In 2022, Gelot presented For the Love of God, a documentary project examining religious practices in contemporary society. The series documents Catholic religious expressions through photographs of tattoos, statues, icons and street shrines. For the Love of God received positive acclaim from various news outlets. In 2023, Gelot published Brice Gelot Archives Vol. 1, a collection of his notable works. The publication has been recognized for its focus on narrative structure and emotional depth, representing a significant point in his career and his contributions to contemporary street photography.

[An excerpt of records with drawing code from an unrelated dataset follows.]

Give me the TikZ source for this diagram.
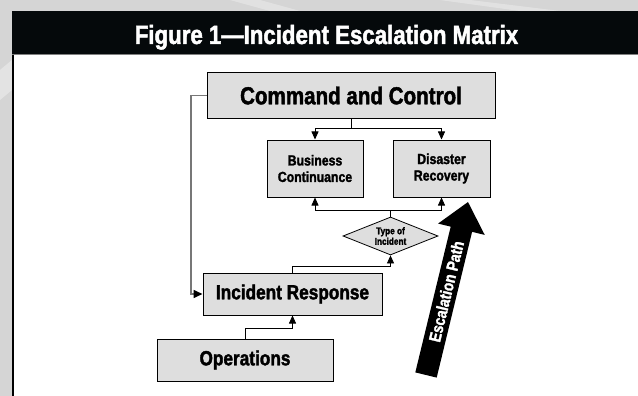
\documentclass[tikz,border=0pt]{standalone}
\usepackage{fontspec}
\usetikzlibrary{arrows.meta,shapes.geometric,calc}
\newfontfamily\condbold[FakeStretch=0.84,FakeBold=1.8]{Liberation Sans Bold}
\definecolor{boxfill}{HTML}{DEDEDE}
\definecolor{backdrop}{HTML}{D5D5D5}
\definecolor{headbar}{HTML}{05090B}
\definecolor{loopline}{HTML}{777777}
\begin{document}
\begin{tikzpicture}[x=1pt,y=-1pt,
  box/.style={draw=black,line width=1pt,fill=boxfill,inner sep=0pt,align=center,font=\condbold},
  link/.style={line width=0.8pt,-{Triangle[length=8,width=7]}},
  plain/.style={line width=0.8pt}]
\useasboundingbox (0,0) rectangle (638,396);
% textured backdrop and panel
\fill[backdrop] (0,0) rectangle (638,396);
\fill[white,opacity=0.35] (0,70) -- (12,60) -- (12,90) -- (0,100) -- cycle;
\fill[white,opacity=0.3] (230,0) -- (260,0) -- (300,11) -- (270,11) -- cycle;
\fill[white,opacity=0.3] (470,0) -- (560,11) -- (520,11) -- (440,0) -- cycle;
\fill[white] (12,55) rectangle (638,396);
\draw[gray,line width=0.6pt] (12,11) rectangle (640,54);
\fill[headbar] (12,11) rectangle (638,54);
\draw[black,line width=2pt] (13,55) -- (13,396);
\node[text=white,anchor=base,inner sep=0pt,font=\condbold\fontsize{26.5}{30}\selectfont] (title) at (326.5,44) {Figure 1—Incident Escalation Matrix};

% boxes
\node[box,minimum width=288,minimum height=46,font=\condbold\fontsize{24.5}{28}\selectfont] (cc) at (351,95.5) {Command and Control};
\node[box,minimum width=96,minimum height=57,font=\condbold\fontsize{14.6}{16.5}\selectfont] (bc) at (315,168.5) {Business\\Continuance};
\node[box,minimum width=97,minimum height=57,font=\condbold\fontsize{14.6}{16.5}\selectfont] (dr) at (441.5,168.5) {Disaster\\Recovery};
\node[draw=black,line width=0.8pt,fill=boxfill,diamond,aspect=2.5,minimum width=95,minimum height=38,inner sep=0pt,align=center,font=\condbold\fontsize{9.8}{10.5}\selectfont] (toi) at (390.5,236) {Type of\\Incident};
\node[box,minimum width=179,minimum height=42,font=\condbold\fontsize{20.5}{23}\selectfont] (ir) at (292.5,294) {Incident Response};
\node[box,minimum width=176,minimum height=42,font=\condbold\fontsize{20.5}{23}\selectfont] (ops) at (245,360) {Operations};

% junctions
\coordinate (split1) at (351,128);
\coordinate (split2) at (390.5,210);
\coordinate (j3) at (292.5,328);
\coordinate (j4) at (390.5,266);
\coordinate (j5) at (191,95.5);

% connectors
\draw[plain] (cc.south) -- (split1);
\draw[link] (split1) -| (bc.north);
\draw[link] (split1) -| (dr.north);
\draw[plain] (toi.north) -- (split2);
\draw[link] (split2) -| (bc.south);
\draw[link] (split2) -| (dr.south);
\draw[link] (ir.north) |- (j4) -- (toi.south);
\draw[link] (ops.north) |- (j3) -- (ir.south);
\draw[line width=1.6pt,loopline,-{Triangle[length=9,width=8,color=black]}] (cc.west) -- (j5) |- (ir.west);

% escalation arrow
\begin{scope}[shift={(426,375)},rotate=76.35]
  \fill[black] (0,-11) -- (150,-11) -- (150,-24) -- (178,0) -- (150,24) -- (150,11) -- (0,11) -- cycle;
  \node[text=white,font=\condbold\fontsize{16.5}{18}\selectfont,transform shape] (esc) at (86,0) {Escalation Path};
\end{scope}
\end{tikzpicture}
\end{document}
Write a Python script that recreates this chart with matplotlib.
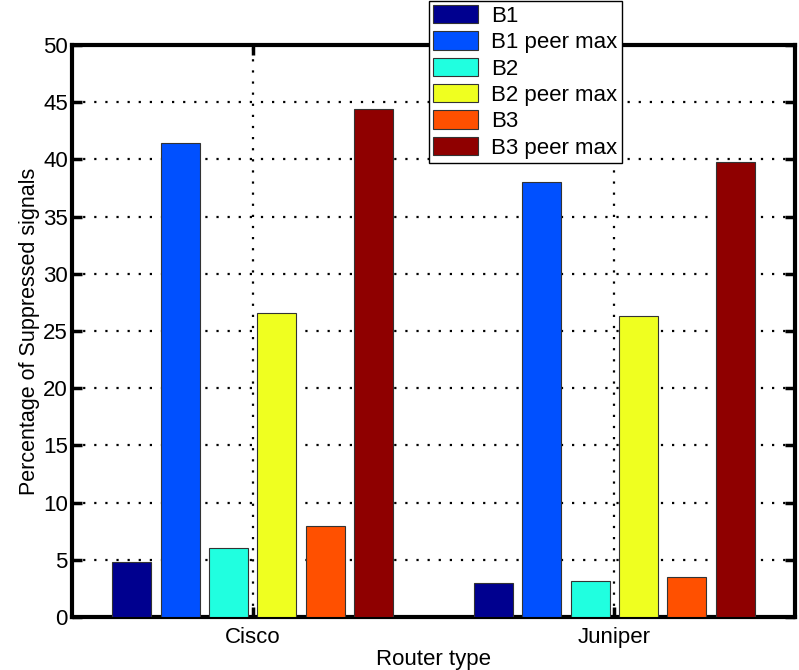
import matplotlib
matplotlib.use("Agg")
import matplotlib.pyplot as plt
import numpy as np

categories = ["Cisco", "Juniper"]
series_names = ["B1", "B1 peer max", "B2", "B2 peer max", "B3", "B3 peer max"]
b1 = [4.8, 3.0]
b1_peer_max = [41.4, 38.0]
b2 = [6.0, 3.15]
b2_peer_max = [26.6, 26.35]
b3 = [7.95, 3.5]
b3_peer_max = [44.4, 39.8]
yticks = [0, 5, 10, 15, 20, 25, 30, 35, 40, 45, 50]

colors = ["#00008F", "#0050FF", "#20FFE0", "#EFFF20", "#FF5000", "#8F0000"]
series = [b1, b1_peer_max, b2, b2_peer_max, b3, b3_peer_max]

plt.rcParams['font.family'] = ['Liberation Sans', 'DejaVu Sans']

fig = plt.figure(figsize=(7.99, 6.70), dpi=100)
ax = fig.add_axes([72/799, 53/670, (795-72)/799, (617-45)/670])

x = np.arange(1, len(categories) + 1)
n = len(series)
step = 0.134
width = 0.108
handles = []
for i, (vals, c, name) in enumerate(zip(series, colors, series_names)):
    off = (i - (n - 1) / 2) * step
    h = ax.bar(x + off, vals, width, color=c, edgecolor="#333333", linewidth=0.8,
               label=name, zorder=3)
    handles.append(h)

ax.set_xlim(0.5, 2.5)
ax.set_ylim(0, 50)
ax.set_yticks(yticks)
ax.set_xticks(x)
ax.set_xticklabels(categories, fontsize=16)
ax.tick_params(axis='y', labelsize=16, pad=3)
ax.tick_params(axis='x', pad=7)
ax.tick_params(direction='in', width=2.5, length=7, right=True, top=True)
ax.grid(True, color='black', linestyle=(0, (1, 4)), linewidth=1.6, zorder=1)
ax.set_axisbelow(True)
for s in ax.spines.values():
    s.set_linewidth(3)
ax.set_ylabel("Percentage of Suppressed signals", fontsize=15.5, labelpad=2)
ax.set_xlabel("Router type", fontsize=16, labelpad=1)

leg = fig.legend(handles=handles, labels=series_names, loc='lower left',
                 bbox_to_anchor=(429/799, (670-163)/670), fontsize=16,
                 frameon=True, fancybox=False, edgecolor='black', framealpha=1,
                 handlelength=2.0, handleheight=0.9, labelspacing=0.2,
                 borderpad=0.2, handletextpad=0.6, borderaxespad=0)
leg.get_frame().set_linewidth(1.0)

fig.savefig("out.png", dpi=100)
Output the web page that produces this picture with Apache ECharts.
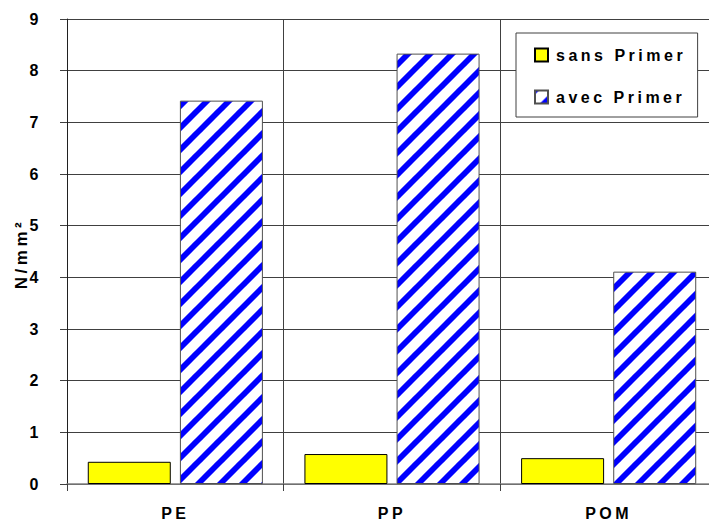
<!DOCTYPE html>
<html>
<head>
<meta charset="utf-8">
<script src="https://cdn.jsdelivr.net/npm/echarts@6/dist/echarts.min.js"></script>
<style>
  html, body { margin: 0; padding: 0; background: #fff; }
  #chart { width: 709px; height: 524px; }
  #chart svg text { letter-spacing: 3.5px; }
</style>
</head>
<body>
<div id="chart"></div>
<script>
const categories = ['PE', 'PP', 'POM'];
const sansPrimer = [0.43, 0.58, 0.50];
const avecPrimer = [7.42, 8.33, 4.11];
const seriesNames = ['sans Primer', 'avec Primer'];
const yAxisName = 'N/mm²';
const yMin = 0, yMax = 9, yInterval = 1;

function makeStripe() {
  const s = 22;
  const c = document.createElement('canvas');
  c.width = s; c.height = s;
  const ctx = c.getContext('2d');
  ctx.fillStyle = '#ffffff';
  ctx.fillRect(0, 0, s, s);
  ctx.strokeStyle = '#0000ff';
  ctx.lineWidth = 5.8;
  for (let k = -1; k <= 1; k++) {
    ctx.beginPath();
    ctx.moveTo(k * s - 2, s + 2);
    ctx.lineTo(k * s + s + 2, -2);
    ctx.stroke();
  }
  return c;
}
const stripe = makeStripe();

const chart = echarts.init(document.getElementById('chart'), null, { renderer: 'svg', width: 709, height: 524 });
const font = '"Liberation Sans", Arial, sans-serif';
chart.setOption({
  animation: false,
  backgroundColor: '#ffffff',
  grid: { left: 67, top: 19, width: 650, bottom: 40, containLabel: false, outerBoundsMode: 'none' },
  legend: {
    orient: 'vertical',
    left: 516, top: 33,
    padding: [14, 50, 12, 18],
    itemWidth: 13, itemHeight: 13,
    itemGap: 26,
    backgroundColor: '#ffffff',
    borderColor: '#404040', borderWidth: 1,
    icon: 'rect',
    textStyle: { fontFamily: font, fontWeight: 'bold', fontSize: 16, color: '#000', padding: [0, 0, 0, 3] },
    data: seriesNames
  },
  xAxis: {
    type: 'category',
    data: categories,
    axisLine: { show: true, lineStyle: { color: '#808080', width: 1.5 } },
    axisTick: { show: true, length: 7, lineStyle: { color: '#404040' } },
    splitLine: { show: true, interval: 0, lineStyle: { color: '#404040', width: 1 } },
    axisLabel: { fontFamily: font, fontWeight: 'bold', fontSize: 16, color: '#000', margin: 21 }
  },
  yAxis: {
    type: 'value',
    min: yMin, max: yMax, interval: yInterval,
    axisLine: { show: true, lineStyle: { color: '#202020', width: 1 } },
    axisTick: { show: true, length: 7, lineStyle: { color: '#404040' } },
    splitLine: { show: true, lineStyle: { color: '#404040', width: 1 } },
    axisLabel: { fontFamily: font, fontWeight: 'bold', fontSize: 16, color: '#000', margin: 25 }
  },
  graphic: [{
    type: 'text',
    x: 21, y: 254,
    rotation: Math.PI / 2,
    style: {
      text: yAxisName,
      font: 'bold 17px ' + font,
      fill: '#000',
      align: 'center',
      verticalAlign: 'middle'
    }
  }],
  series: [
    {
      name: seriesNames[0],
      type: 'bar',
      data: sansPrimer,
      barWidth: 83,
      barGap: '11%',
      itemStyle: { color: '#ffff00', borderColor: '#000000', borderWidth: 1 }
    },
    {
      name: seriesNames[1],
      type: 'bar',
      data: avecPrimer,
      barWidth: 83,
      barGap: '11%',
      itemStyle: { color: { image: stripe, repeat: 'repeat' }, borderColor: '#505050', borderWidth: 1 }
    }
  ]
});
</script>
</body>
</html>
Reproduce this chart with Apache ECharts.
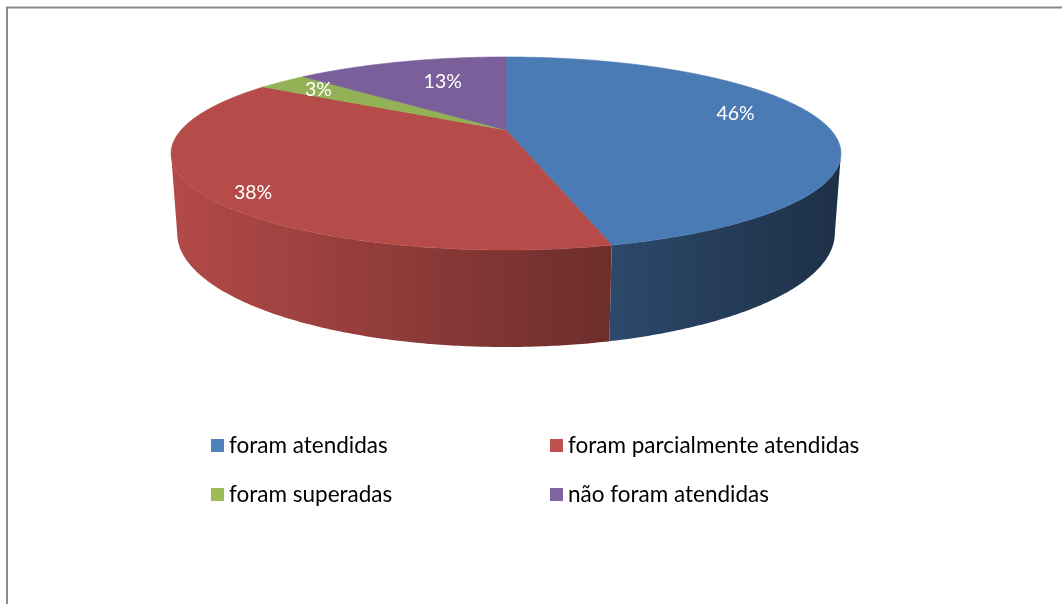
<!DOCTYPE html>
<html>
<head>
<meta charset="utf-8">
<script src="https://cdn.jsdelivr.net/npm/echarts@6/dist/echarts.min.js"></script>
<style>
  html, body { margin: 0; padding: 0; background: #ffffff; }
  #chart { width: 1062px; height: 604px; }
</style>
</head>
<body>
<div id="chart"></div>
<script>
// Survey answers and their shares (percent)
const categories = ['foram atendidas', 'foram parcialmente atendidas', 'foram superadas', 'não foram atendidas'];
const values = [46, 38, 3, 13];
const sliceColors = ['#4f81bd', '#c0504d', '#9bbb59', '#8064a2'];

// Perspective camera for the tilted disc (unit radius)
const VIEW = { cx: 506, cy: 130, focal: 1281, dist: 3.943, sinT: 0.2795, cosT: 0.960, thick: 0.2475, halfW: 335 };
// Where each percentage label sits: [radius fraction, position inside the slice]
const labelPlace = [[0.76, 0.46], [0.89, 0.46], [0.82, 0.5], [0.65, 0.57]];

const total = values.reduce((a, b) => a + b, 0);
const TAU = Math.PI * 2;

function project(r, phi, h) {
  const u = r * Math.sin(phi);
  const v = -r * Math.cos(phi);
  const zc = VIEW.dist + h * VIEW.sinT - v * VIEW.cosT;
  const yc = -h * VIEW.cosT - v * VIEW.sinT;
  return [VIEW.cx + VIEW.focal * u / zc, VIEW.cy - VIEW.focal * yc / zc];
}

function arc(p0, p1, h) {
  const n = Math.max(2, Math.ceil(Math.abs(p1 - p0) / (Math.PI / 360)));
  const pts = [];
  for (let k = 0; k <= n; k++) pts.push(project(1, p0 + (p1 - p0) * k / n, h));
  return pts;
}

function shade(hex, f) {
  const n = parseInt(hex.slice(1), 16);
  const c = [(n >> 16) & 255, (n >> 8) & 255, n & 255].map(x => Math.max(0, Math.min(255, Math.round(x * f))));
  return 'rgb(' + c.join(',') + ')';
}

// front-facing part of the rim
const rimFrom = Math.acos(-0.24);
const rimTo = TAU - rimFrom;

function sliceRenderer(i) {
  return function (params, api) {
    const start = values.slice(0, i).reduce((a, b) => a + b, 0) / total * TAU;
    const end = start + api.value(0) / total * TAU;
    const color = sliceColors[i];
    const children = [];

    const a = Math.max(start, rimFrom), b = Math.min(end, rimTo);
    if (a < b) {
      const wall = arc(a, b, 0).concat(arc(b, a, VIEW.thick));
      children.push({
        type: 'polygon',
        z2: 1,
        shape: { points: wall },
        style: {
          fill: {
            type: 'linear', global: true,
            x: VIEW.cx - VIEW.halfW, y: 0, x2: VIEW.cx + VIEW.halfW, y2: 0,
            colorStops: [{ offset: 0, color: shade(color, 0.93) }, { offset: 1, color: shade(color, 0.37) }]
          }
        }
      });
    }

    const top = [project(0, 0, 0)].concat(arc(start, end, 0));
    children.push({
      type: 'polygon',
      z2: 5,
      shape: { points: top },
      style: { fill: shade(color, 0.95), stroke: shade(color, 0.95), lineWidth: 0.6 }
    });

    const lp = labelPlace[i];
    const pos = project(lp[0], start + (end - start) * lp[1], 0);
    children.push({
      type: 'text',
      z2: 10,
      style: {
        text: Math.round(api.value(0) / total * 100) + '%',
        x: pos[0], y: pos[1],
        fill: '#ffffff',
        fontFamily: 'Lato', fontSize: 19.5,
        align: 'center', verticalAlign: 'middle'
      }
    });

    return { type: 'group', children: children };
  };
}

const chart = echarts.init(document.getElementById('chart'), null, { renderer: 'canvas' });

const legendBase = {
  orient: 'vertical',
  top: 429,
  icon: 'rect',
  itemWidth: 13,
  itemHeight: 13,
  itemGap: 26,
  selectedMode: false,
  textStyle: { fontFamily: 'Lato', fontSize: 22.5, color: '#000000', lineHeight: 22 }
};

chart.setOption({
  animation: false,
  backgroundColor: '#ffffff',
  graphic: [{
    type: 'rect',
    shape: { x: 7, y: 7.5, width: 1100, height: 700 },
    style: { fill: null, stroke: '#8a8a8a', lineWidth: 2 },
    silent: true
  }],
  legend: [
    Object.assign({}, legendBase, { left: 206, data: [categories[0], categories[2]] }),
    Object.assign({}, legendBase, { left: 545, data: [categories[1], categories[3]] })
  ],
  series: categories.map((name, i) => ({
    type: 'custom',
    name: name,
    coordinateSystem: 'none',
    silent: true,
    itemStyle: { color: sliceColors[i] },
    data: [[values[i]]],
    renderItem: sliceRenderer(i)
  }))
});
</script>
</body>
</html>
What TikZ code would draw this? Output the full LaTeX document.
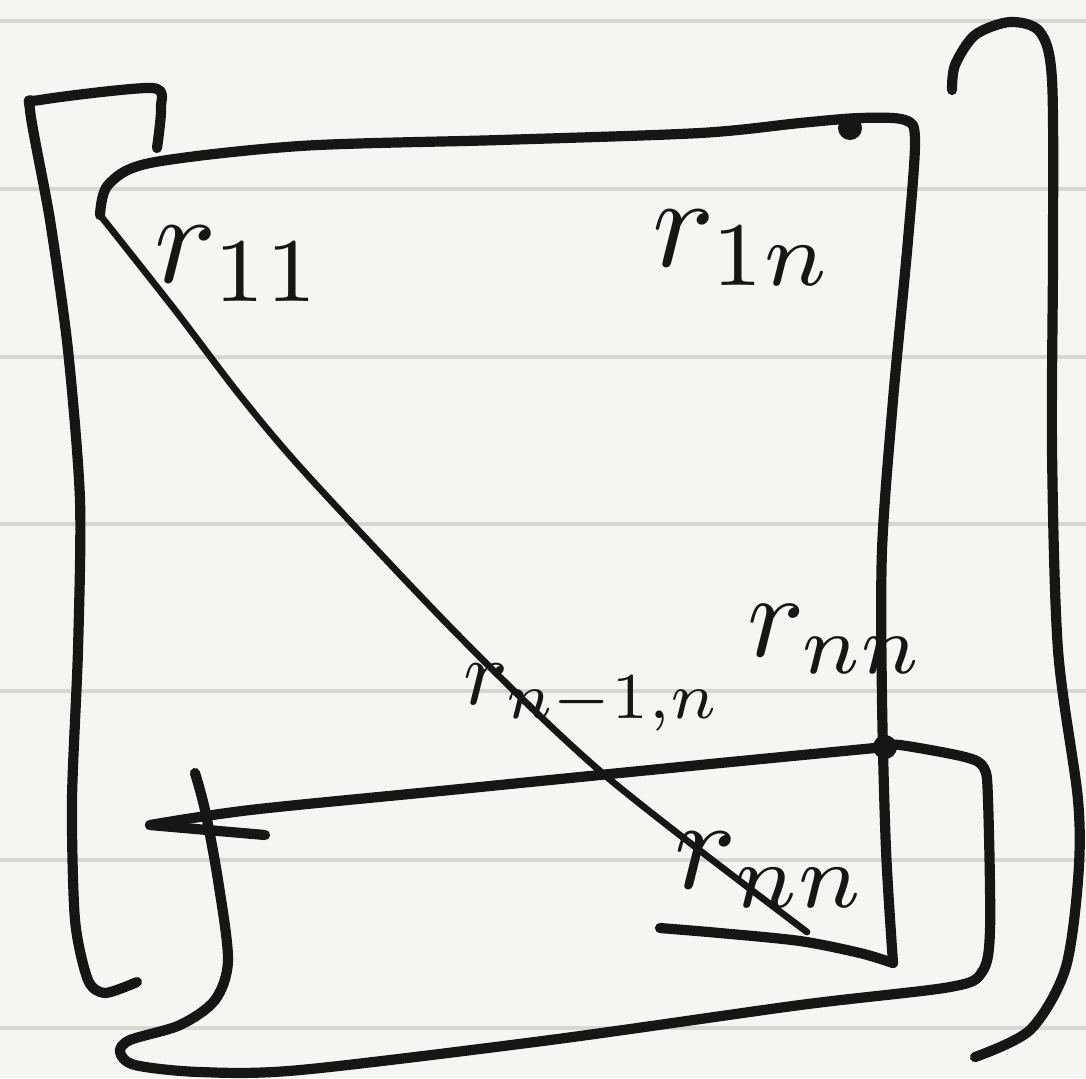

One of Gelot's notable works is Straight out the Hood, a long-term documentary project that focuses on urban areas, especially poor neighborhoods and underserved communities. The project examines the influence of criminal organizations, such as the Camorra in Italy and local gangs in Los Angeles, and how they affect these disadvantaged areas. Through his photography, Gelot captures the challenges these communities face, highlighting their social and economic struggles. He has described this work as a key focus of his career, aiming to show the history and culture of urban areas beyond typical depictions. Straight out the hood series earned Gelot the Best Selected Photographer award at the Hamburg Portfolio Review and third prize at the World Masters of Photography in 2024. He also received third prize in the AAP Magazine 36 for the same series in 2023.

Gelot's work has been included in exhibitions such as Art Basel in Miami, the Biennale Artbox Expo in Venice, and the Glasgow Gallery of Photography. His photography has also been featured in publications including Vice and LensCulture, contributing to his recognition in the international photography community.